If you aren't comfortable already, then the easiest way is to get miniconda. If you don't know which version of Python to pick, then I recommend Python 3, but all these examples will also work in Python 2.7 (for more info on this decision look here.
Now you have Python, and a tool for managing packages in Python: conda
. To use conda well, we will create a new environment into which we will install all the packages for our project. To learn more about environments check out conda/envs. For now just go to the command line and run:
$ conda create --name myproject netCDF4 xarray matplotlib pandas
Now you have an environment called myproject and this environment contains all the packages that we will use in the rest of this tutorial. You will be prompted with how to activate this enviroment using either $ activate myproject
or $ source activate myproject
depending on your operating system. Activate it now and you should see that the command line prompt is now preceded by your environment name in parenteses. It should look like this:
(myproject) $
Jupyter is my favorite development environment, but there are many other environments in which you can run Python (some popular ones: Spyder, PyCharm). To install Jupyter just run:
(myproject) $ conda install jupyter
To start it, open a command window in the folder in which you want to store your notebooks and run:
(myproject) $ jupyter notebook
There is also always the option of running Python directly from the terminal. If you choose that route, this is what your work environment will look like:
As with python, there is one package that you will need, and several others that will make analysis easier. If you are comfortable with R, then install ncdf4. To make time management easier install xts, and to make plotting easier install ggplot2.

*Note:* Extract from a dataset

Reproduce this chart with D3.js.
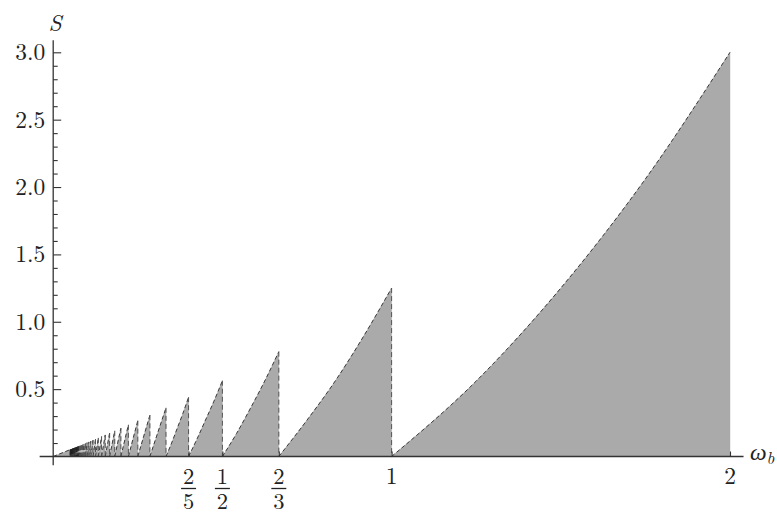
<!DOCTYPE html>
<html>
<head>
<meta charset="utf-8">
<script src="https://cdn.jsdelivr.net/npm/d3@7/dist/d3.min.js"></script>
<style>
  html, body { margin: 0; padding: 0; background: #fff; }
  svg { display: block; }
</style>
</head>
<body>
<svg id="chart" width="777" height="513"></svg>
<script>
// ---- Data ----
// Right end (omega_b) of each sawtooth, where S peaks and then drops to 0 (dashed line)
const teethRight = [2, 1, 0.6667, 0.5, 0.4, 0.3333, 0.2857, 0.25, 0.2222, 0.2,
  0.1818, 0.1667, 0.1538, 0.1429, 0.1333, 0.125, 0.1176, 0.1111, 0.1053, 0.1,
  0.0952, 0.0909, 0.087, 0.0833, 0.08, 0.0769, 0.0741, 0.0714, 0.069, 0.0667,
  0.0645, 0.0625, 0.0606, 0.0588, 0.0571, 0.0556, 0.0541, 0.0526, 0.0513, 0.05];
// Peak value of S at the right end of each tooth
const teethPeak = [3.0, 1.25, 0.778, 0.5625, 0.44, 0.361, 0.306, 0.266, 0.235, 0.21,
  0.19, 0.174, 0.16, 0.148, 0.138, 0.129, 0.121, 0.114, 0.108, 0.1025,
  0.0975, 0.093, 0.0888, 0.0851, 0.0816, 0.0784, 0.0754, 0.0727, 0.0702, 0.0678,
  0.0656, 0.0635, 0.0615, 0.0597, 0.058, 0.0563, 0.0548, 0.0533, 0.0519, 0.0506];
// S at five evenly spaced omega_b across each of the largest teeth (left end -> right end)
const teethProfile = [
  [0, 0.56, 1.25, 2.06, 3.0],
  [0, 0.27, 0.56, 0.89, 1.25],
  [0, 0.17, 0.36, 0.56, 0.778],
  [0, 0.13, 0.27, 0.41, 0.5625],
  [0, 0.10, 0.21, 0.32, 0.44]
];
// Axis ticks
const yMajorTicks = [0.5, 1.0, 1.5, 2.0, 2.5, 3.0];
const yMinorTicks = [0.1,0.2,0.3,0.4,0.6,0.7,0.8,0.9,1.1,1.2,1.3,1.4,1.6,1.7,1.8,1.9,2.1,2.2,2.3,2.4,2.6,2.7,2.8,2.9];
const xTicks = [0.4, 0.5, 0.6667, 1, 2];
const xTickLabels = [["2","5"], ["1","2"], ["2","3"], ["1"], ["2"]];

// ---- Drawing ----
const FONT = "'Latin Modern Roman', 'Liberation Serif', serif";
const FS = 23.5;
const FSF = 22.5;
const svg = d3.select("#chart");
const x = d3.scaleLinear().domain([0, 2]).range([53.2, 730]);
const y = d3.scaleLinear().domain([0, 3]).range([456.5, 52.3]);

const fillColor = "#aaaaaa";
const gTeeth = svg.append("g");

const teeth = teethRight.map((right, i) => {
  const left = i < teethRight.length - 1 ? teethRight[i + 1] : 0;
  let pts;
  if (i < teethProfile.length) {
    const prof = teethProfile[i];
    pts = prof.map((s, k) => [left + (right - left) * k / (prof.length - 1), s]);
  } else {
    pts = [[left, 0], [right, teethPeak[i]]];
  }
  return { left, right, peak: teethPeak[i], pts, i };
});

const area = d3.area().x(d => x(d[0])).y0(y(0)).y1(d => y(d[1])).curve(d3.curveMonotoneX);
const line = d3.line().x(d => x(d[0])).y(d => y(d[1])).curve(d3.curveMonotoneX);

gTeeth.selectAll("path.fill").data(teeth).join("path")
  .attr("class", "fill")
  .attr("d", d => area(d.pts))
  .attr("fill", fillColor)
  .attr("stroke", fillColor)
  .attr("stroke-width", 0.4);

gTeeth.selectAll("path.edge").data(teeth).join("path")
  .attr("class", "edge")
  .attr("d", d => line(d.pts))
  .attr("fill", "none")
  .attr("stroke", "#3a3a3a")
  .attr("stroke-width", 1)
  .attr("stroke-dasharray", "4,2.5");

gTeeth.selectAll("line.drop").data(teeth.filter(d => d.i > 0)).join("line")
  .attr("class", "drop")
  .attr("x1", d => x(d.right)).attr("x2", d => x(d.right))
  .attr("y1", d => y(d.peak)).attr("y2", y(0))
  .attr("stroke", d => d.i > 25 ? "#222" : "#555")
  .attr("stroke-width", 1)
  .attr("stroke-dasharray", "5,3");

// Axes lines
const axisColor = "#333";
svg.append("line")
  .attr("x1", x(-0.04)).attr("x2", x(2.04))
  .attr("y1", y(0)).attr("y2", y(0))
  .attr("stroke", axisColor).attr("stroke-width", 1.3);
svg.append("line")
  .attr("x1", x(0)).attr("x2", x(0))
  .attr("y1", y(-0.065)).attr("y2", y(3.09))
  .attr("stroke", axisColor).attr("stroke-width", 1.3);

// y ticks (pointing right, into the plot)
const yMinorAxis = svg.append("g").attr("transform", `translate(${x(0)},0)`)
  .call(d3.axisRight(y).tickValues(yMinorTicks).tickSize(4.5).tickFormat(""));
const yMajorAxis = svg.append("g").attr("transform", `translate(${x(0)},0)`)
  .call(d3.axisRight(y).tickValues(yMajorTicks).tickSize(8).tickFormat(""));
[yMinorAxis, yMajorAxis].forEach(g => {
  g.select(".domain").remove();
  g.selectAll(".tick line").attr("stroke", axisColor).attr("stroke-width", 1.1);
});
// y labels
const yLabelAxis = svg.append("g").attr("transform", `translate(${x(0)},0)`)
  .call(d3.axisLeft(y).tickValues(yMajorTicks).tickSize(0).tickPadding(8).tickFormat(d3.format(".1f")));
yLabelAxis.attr("font-family", FONT).attr("font-size", FS);
yLabelAxis.select(".domain").remove();
yLabelAxis.selectAll(".tick text")
  .attr("font-family", FONT)
  .attr("font-size", FS)
  .attr("fill", "#222")
  .attr("dy", "0.32em");

// x ticks (pointing up)
const xAxisG = svg.append("g").attr("transform", `translate(0,${y(0)})`)
  .call(d3.axisTop(x).tickValues(xTicks).tickSize(5).tickFormat(""));
xAxisG.select(".domain").remove();
xAxisG.selectAll(".tick line").attr("stroke", axisColor).attr("stroke-width", 1.1);

// x labels (integers and stacked fractions)
const xl = svg.append("g");
xTicks.forEach((v, i) => {
  const lab = xTickLabels[i];
  const cx = x(v);
  if (lab.length === 1) {
    xl.append("text").attr("x", cx).attr("y", 483.5).attr("font-family", FONT).attr("fill", "#222")
      .attr("text-anchor", "middle").attr("font-size", FS).text(lab[0]);
  } else {
    xl.append("text").attr("x", cx).attr("y", 484).attr("font-family", FONT).attr("fill", "#222")
      .attr("text-anchor", "middle").attr("font-size", FSF).text(lab[0]);
    xl.append("line").attr("x1", cx - 7.5).attr("x2", cx + 7.5)
      .attr("y1", 488.5).attr("y2", 488.5)
      .attr("stroke", "#222").attr("stroke-width", 1.3);
    xl.append("text").attr("x", cx).attr("y", 508.5).attr("font-family", FONT).attr("fill", "#222")
      .attr("text-anchor", "middle").attr("font-size", FSF).text(lab[1]);
  }
});

// Axis titles
svg.append("text").attr("x", 55).attr("y", 31).attr("font-family", FONT).attr("fill", "#222")
  .attr("text-anchor", "middle").attr("font-size", FS).attr("font-style", "italic").text("S");
const wt = svg.append("text").attr("x", 750).attr("y", 460).attr("font-family", FONT).attr("fill", "#222")
  .attr("font-size", FS).attr("font-style", "italic");
wt.append("tspan").text("ω");
wt.append("tspan").attr("font-size", 17).attr("dy", 4).text("b");
</script>
</body>
</html>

If you don't yet have R, download it and follow the install instructions.
If you want to work from the command line run:
$ install.packages('ncdf4')
$ install.packages('xts')
$ install.packages('ggplot2')
If you want a more user-friendly environment, try the free version of RStudio and use the package manager to install ncdf4, xts, and ggplot2. There are some nice tools for inspecting data tables and saving plots in a more familiar way. This is what your work environment will look like if you choose to use RStudio:
If instead you choose to run R directly from the terminal, your environment will look more like this:
Unlike the other two languages, matlab requires a license. If you already have Matlab you are all set to move forward.
Matlab comes with its own user interface which has some helpful tools for inspecting data in table form and changing how plots look. If you use the Matlab user interface, this is what your work environment will look like:
If for whatever reason you are interested in getting Jupyter set up to run Matlab, just download miniconda and run:
$ conda install jupyter -c ioos matlab_kernel
To start it, open a command window in the folder in which you want to store your notebooks and run:
$ jupyter notebook
You should notice a Matlab option when selecting which kernel to use in a notebook.